Cache ontologies in Redis: warm boot optimization, it reminds me of a previous life.

Enjoy your hollidays :wink:

Trying to load our prod on my laptop (16G, 8 cores, SSD), graphdb dies, loadRdf keeps on running without finishing, preload ends but the next restart of graphdb complains about:

Caused by: org.eclipse.rdf4j.repository.RepositoryException: org.eclipse.rdf4j.sail.SailException: Preload recovery point detected. Abort initialization!

and lets an unusable graphdb.

I have to say that I am using graphdb 9.0.0 because it is the distribution version that I could download, do you guys have a 8.5 that I could grab?

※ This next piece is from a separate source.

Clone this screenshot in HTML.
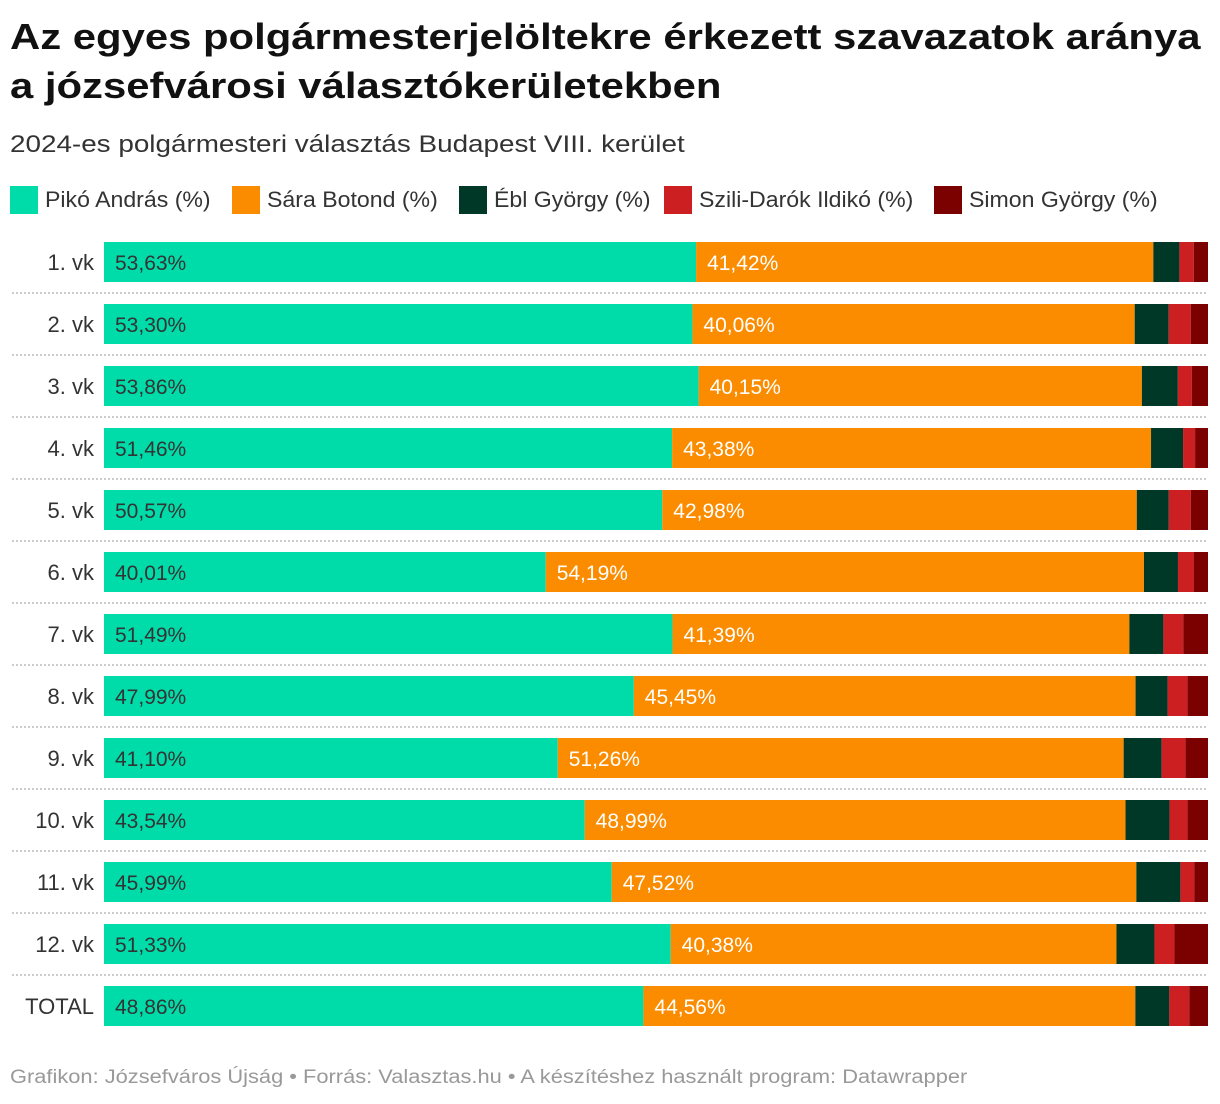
<!DOCTYPE html>
<html><head><meta charset="utf-8"><style>
body{margin:0;width:1220px;height:1104px;background:#fff;font-family:"Liberation Sans",sans-serif;position:relative;overflow:hidden}
.t{position:absolute;left:10px;font-weight:bold;font-size:36px;color:#111;line-height:49px;top:12px;transform:scaleX(1.162);transform-origin:0 0;white-space:nowrap}
.s{position:absolute;left:10px;top:131px;font-size:24px;color:#333;transform:scaleX(1.16);transform-origin:0 0;white-space:nowrap}
.li{position:absolute;top:186px;display:flex;align-items:center;font-size:22px;color:#333;white-space:nowrap}
.li span{display:inline-block;transform:scaleX(1.05);transform-origin:0 50%}
.sw{width:28px;height:28px;margin-right:7px}
.f{position:absolute;left:10px;top:1067px;font-size:19px;color:#999;transform:scaleX(1.15);transform-origin:0 0;white-space:nowrap}
</style></head><body>
<div class="t">Az egyes polgármesterjelöltekre érkezett szavazatok aránya<br>a józsefvárosi választókerületekben</div>
<div class="s">2024-es polgármesteri választás Budapest VIII. kerület</div>
<div id="lg"></div>
<svg id="c" width="1220" height="1104" style="position:absolute;left:0;top:0"></svg>
<div class="f">Grafikon: Józsefváros Újság • Forrás: Valasztas.hu • A készítéshez használt program: Datawrapper</div>
<script>
const categories=["1. vk","2. vk","3. vk","4. vk","5. vk","6. vk","7. vk","8. vk","9. vk","10. vk","11. vk","12. vk","TOTAL"];
const piko=[53.63,53.30,53.86,51.46,50.57,40.01,51.49,47.99,41.10,43.54,45.99,51.33,48.86];
const sara=[41.42,40.06,40.15,43.38,42.98,54.19,41.39,45.45,51.26,48.99,47.52,40.38,44.56];
const ebl=[2.36,3.08,3.26,2.9,2.9,3.08,3.08,2.9,3.44,3.99,3.99,3.44,3.08];
const szili=[1.3,2.0,1.27,1.09,2.0,1.45,1.81,1.81,2.17,1.63,1.27,1.81,1.81];
const simon=[1.29,1.56,1.46,1.17,1.55,1.27,2.23,1.85,2.03,1.85,1.23,3.04,1.69];
const names=["Pikó András (%)","Sára Botond (%)","Ébl György (%)","Szili-Darók Ildikó (%)","Simon György (%)"];
const colors=["#00dca9","#fb8c00","#003828","#cc1f22","#7b0000"];
const legendX=[10,232,459,664,934];
const series=[piko,sara,ebl,szili,simon];
const NS="http://www.w3.org/2000/svg",svg=document.getElementById('c');
const x0=104,x1=1208,xs=v=>v/100*(x1-x0);
const y=i=>242+i*62,bh=40;
const lg=document.getElementById('lg');
names.forEach((n,k)=>{const d=document.createElement('div');d.className='li';d.style.left=legendX[k]+'px';


d.innerHTML='<div class="sw" style="background:'+colors[k]+'"></div><span>'+n+'</span>';lg.appendChild(d);});
function el(t,a){const e=document.createElementNS(NS,t);for(const k in a)e.setAttribute(k,a[k]);svg.appendChild(e);return e;}
categories.forEach((c,i)=>{
 const l=el('text',{x:94,y:y(i)+28,'text-anchor':'end','font-size':22,fill:'#333'});l.textContent=c;
 
 
 let cx=x0;
 series.forEach((s,k)=>{const w=xs(s[i]);
  const r=el('rect',{x:cx,y:y(i),width:w,height:bh,fill:colors[k]});
  
  
  if(k<2){const t=el('text',{x:cx+11,y:y(i)+28,'font-size':21,fill:k==0?'#333':'#fff'});t.textContent=s[i].toFixed(2).replace('.',',')+'%';
   
   }
  cx+=w;});
 if(i<categories.length-1){const ln=el('line',{x1:12,x2:1208,y1:y(i)+51,y2:y(i)+51,stroke:'#ccc','stroke-width':2,'stroke-dasharray':'2,2'});
  
  }
});
</script>
</body></html>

You should be able to get all versions from here:

http://maven.ontotext.com/#browse/browse:owlim-releases:com%2Fontotext%2Fgraphdb%2Fgraphdb-se%2F8.5.0%2Fgraphdb-se-8.5.0-dist.zip

Just grab the *-dist.zip variant.

cool, thanks @subotic

If I understand correctly, Preload doesn’t do inference, and LoadRDF does. Knora assumes inference is enabled with GraphDB, so I think that means Preload isn’t an option.

yes, maybe I was too optimistic thinking that graphdb would fill the gaps on restart

I have some more information regarding dropping graphs.

With the help of Ontotext, I am now able to deactivate and activate KnoraRules on the fly.

With deactivated KnoraRules, loading a ~700 MB repository takes 1.5 minutes, and dropping a named Graph (beol-data) around 2 minutes.

With activated KnoraRules, loading a ~700 MB repository takes around 18 minutes, and dropping a named Graph longer than 12 h (exactly how long I don’t know, since I newer waited longer than 12h).

Also, I think that how fast GraphDB is executing these operations with activated rules is highly dependent on the number of cores the license covers and how fast the CPU is. So I guess, having a 16 core license and server, should speedup these operations considerably. I don’t think that this is the way to go, because this solution doesn’t scale.

The way to go is probably to find a safe workflow involving deactivating KnoraRules before certain operations.